I think Issa might write a longer reply later, and also update the post with a summary section, but I just wanted to make a quick correction: the college-educated SurveyMonkey population we sampled in fact did not use Wikipedia a lot (in S2, CEYP had fewer heavy Wikipedia users than the general population).
It’s worth noting that the general SurveyMonkey population as well as the college-educated SurveyMonkey population used Wikipedia very little, and one of our key findings was the extent to which usage is skewed to a small subset of the population that uses it heavily (although almost everybody has heard of it and used it at some point). Also, the responses to S1Q2 show that the general population rarely seeks Wikipedia actively, in contrast with the small subset of heavy users (including many SSC readers, people who filled my survey through Facebook).
Your summary of the post is an interesting take on it (and consistent with your perspective and goals) but the conclusions Issa and I drew (especially regarding short-term value) were somewhat different. In particular, both in terms of the quantity of traffic (over a reasonably long time horizon) and the quality and level of engagement with pages, Wikipedia does better than a lot of online content. Notably, it does best in terms of having sustained traffic, as opposed to a lot of “news” that trends for a while and then drops sharply (in marketing lingo, Wikipedia content is “evergreen”).
I think WP editing can be a good idea, but one has to accept that the payoff is not going to arrive anytime soon. I don’t think I started noticing much impact from my NGE or Star Wars or other editing projects for years, though I eventually did begin noticing places where authors were clearly being influenced by my work (or in some cases, bordering on plagiarism). It’s entirely viable to do similar work off Wikipedia—my own website is quite ‘evergreen’ in terms of traffic.
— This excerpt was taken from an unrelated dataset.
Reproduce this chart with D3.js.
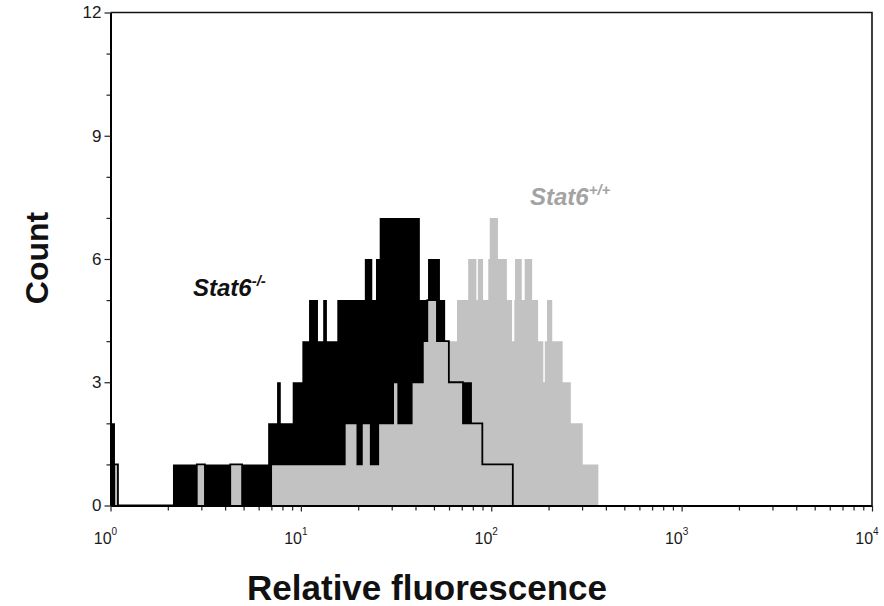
<!DOCTYPE html>
<html>
<head>
<meta charset="utf-8">
<script src="https://cdn.jsdelivr.net/npm/d3@7"></script>
<style>
  body { margin: 0; background: #fff; }
  svg { display: block; font-family: "Liberation Sans", Arial, sans-serif; }
</style>
</head>
<body>
<div class="chart"></div>
<script>
// histogram channels (1024 ch over 4 decades, value = 10^(ch/256)), counts per step
const knockoutEdges = [0, 6, 84, 116, 127, 161, 177, 212, 224, 229, 245, 258, 267, 279, 286, 291, 305, 342, 352, 357, 362, 416, 427, 443, 450, 455, 486]
const knockoutCounts = [2, 0, 1, 0, 1, 0, 1, 2, 3, 2, 3, 4, 5, 4, 5, 4, 5, 6, 5, 6, 7, 5, 6, 5, 4, 3]

const controlEdges = [5, 10, 116, 127, 161, 177, 216, 315, 332, 338, 350, 360, 380, 387, 405, 420, 426, 439, 455, 474, 500, 541]
const controlCounts = [1, 0, 1, 0, 1, 0, 1, 2, 1, 2, 1, 2, 3, 2, 3, 4, 5, 4, 3, 2, 1]

const wildtypeEdges = [450, 466, 481, 492, 494, 501, 508, 510, 521, 533, 540, 543, 544, 553, 557, 567, 575, 582, 584, 587, 594, 608, 619, 635, 656]
const wildtypeCounts = [4, 5, 6, 5, 6, 5, 6, 7, 6, 5, 4, 5, 6, 5, 6, 5, 4, 3, 4, 5, 4, 3, 2, 1]

const xMajorTicks = [1, 10, 100, 1000, 10000]
const xExponents = ["0", "1", "2", "3", "4"]
const yMajorTicks = [0, 3, 6, 9, 12]
const yMinorTicks = [1, 2, 4, 5, 7, 8, 10, 11]

const width = 884, height = 606
const padding = {left: 110.5, right: 12, top: 12.5, bottom: 100.5}
const grey = "#c2c2c2"

const svg = d3.select(".chart").append("svg").attr("width", width).attr("height", height)

const xScale = d3.scaleLog().domain([1, 10000]).range([padding.left, width - padding.right])
const yScale = d3.scaleLinear().domain([0, 12]).range([height - padding.bottom, padding.top])

function stepPoints(edges, counts) {
    let pts = [[edges[0], 0]]
    for (let i = 0; i < counts.length; i++) pts.push([edges[i], counts[i]])
    pts.push([edges[edges.length - 1], counts[counts.length - 1]])
    pts.push([edges[edges.length - 1], 0])
    return pts
}

const chX = d => xScale(Math.pow(10, d[0] / 256))
const area = d3.area().curve(d3.curveStepAfter).x(chX).y0(yScale(0)).y1(d => yScale(d[1]))
const line = d3.line().curve(d3.curveStepAfter).x(chX).y(d => yScale(d[1]))

const plot = svg.append("g")
plot.append("path").attr("d", area(stepPoints(wildtypeEdges, wildtypeCounts))).attr("fill", grey)
plot.append("path").attr("d", area(stepPoints(knockoutEdges, knockoutCounts))).attr("fill", "#000")
plot.append("path").attr("d", area(stepPoints(controlEdges, controlCounts))).attr("fill", grey)
plot.append("path").attr("d", line(stepPoints(controlEdges, controlCounts)))
    .attr("fill", "none").attr("stroke", "#000").attr("stroke-width", 1.8)

// frame
svg.append("path")
    .attr("d", "M" + xScale(1) + "," + yScale(12) + "H" + xScale(10000) + "V" + yScale(0))
    .attr("fill", "none").attr("stroke", "#111").attr("stroke-width", 1.6)

// x axis: minor ticks then labelled decades
let xMinor = []
for (let k = 0; k < 4; k++) for (let m = 2; m < 10; m++) xMinor.push(m * Math.pow(10, k))

const xg = svg.append("g").attr("transform", "translate(0," + yScale(0) + ")")
xg.append("g").call(d3.axisBottom(xScale).tickValues(xMinor).tickFormat("").tickSize(5).tickSizeOuter(0))
    .call(g => g.select(".domain").remove())
const xMaj = xg.append("g").call(d3.axisBottom(xScale).tickValues(xMajorTicks).tickFormat("").tickSize(6).tickSizeOuter(0))
xMaj.select(".domain").attr("stroke-width", 2)
xg.selectAll(".tick line").attr("stroke", "#222").attr("stroke-width", 1.2)

const xLab = xg.append("g").selectAll("text").data(xMajorTicks).enter().append("text")
    .attr("x", d => xScale(d) - 5).attr("y", 38)
    .attr("text-anchor", "middle").attr("font-size", 16).attr("fill", "#1a1a1a")
xLab.append("tspan").text("10")
xLab.append("tspan").text((d, i) => xExponents[i]).attr("font-size", 10).attr("dy", -9)

// y axis
const yg = svg.append("g").attr("transform", "translate(" + xScale(1) + ",0)")
yg.append("g").call(d3.axisLeft(yScale).tickValues(yMinorTicks).tickFormat("").tickSize(4).tickSizeOuter(0))
    .call(g => g.select(".domain").remove())
const yMaj = yg.append("g").call(d3.axisLeft(yScale).tickValues(yMajorTicks).tickSize(6).tickSizeOuter(0))
yMaj.select(".domain").attr("stroke-width", 2)
yMaj.selectAll("text").attr("font-size", 17).attr("fill", "#1a1a1a").attr("font-family", "Liberation Sans, Arial, sans-serif")
yg.selectAll(".tick line").attr("stroke", "#222").attr("stroke-width", 1.2)

// titles
svg.append("text")
    .attr("transform", "translate(48,258) rotate(-90)")
    .attr("text-anchor", "middle").attr("font-size", 32).attr("font-weight", "bold").attr("fill", "#111")
    .text("Count")
svg.append("text")
    .attr("x", 427).attr("y", 600)
    .attr("text-anchor", "middle").attr("font-size", 35).attr("font-weight", "bold").attr("fill", "#111")
    .text("Relative fluorescence")

// series labels
function seriesLabel(x, y, sup, color) {
    const t = svg.append("text").attr("x", x).attr("y", y)
        .attr("font-size", 24).attr("font-weight", "bold").attr("font-style", "italic").attr("fill", color)
    t.append("tspan").text("Stat6")
    t.append("tspan").text(sup).attr("font-size", 15).attr("dy", -10)
}
seriesLabel(193, 296, "-/-", "#111")
seriesLabel(530, 205, "+/+", "#a3a3a3")
</script>
</body>
</html>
This sort of long-term implicit payoff makes it hard to evaluate. I don’t believe the results of this survey help much in evaluating WP contributions because I am skeptical people are able to meaningfully recall their WP usage or the causal impact on their beliefs. I bet that if one dumped respondents’ browser histories, one would find higher usage rates. One might need to try to measure the causal impact in some more direct way. I think I’ve seen over the years a few experiments along this line in use of scientific publications or external databases: for example, one could randomly select particular papers or concepts, insert them into Wikipedia as appropriate, and look for impacts on subsequent citations or Google search trends. Just as HN referrals underestimates the traffic impact of getting to the front page of HN, WP pageviews may underestimate (or overestimate) impact of WP edits.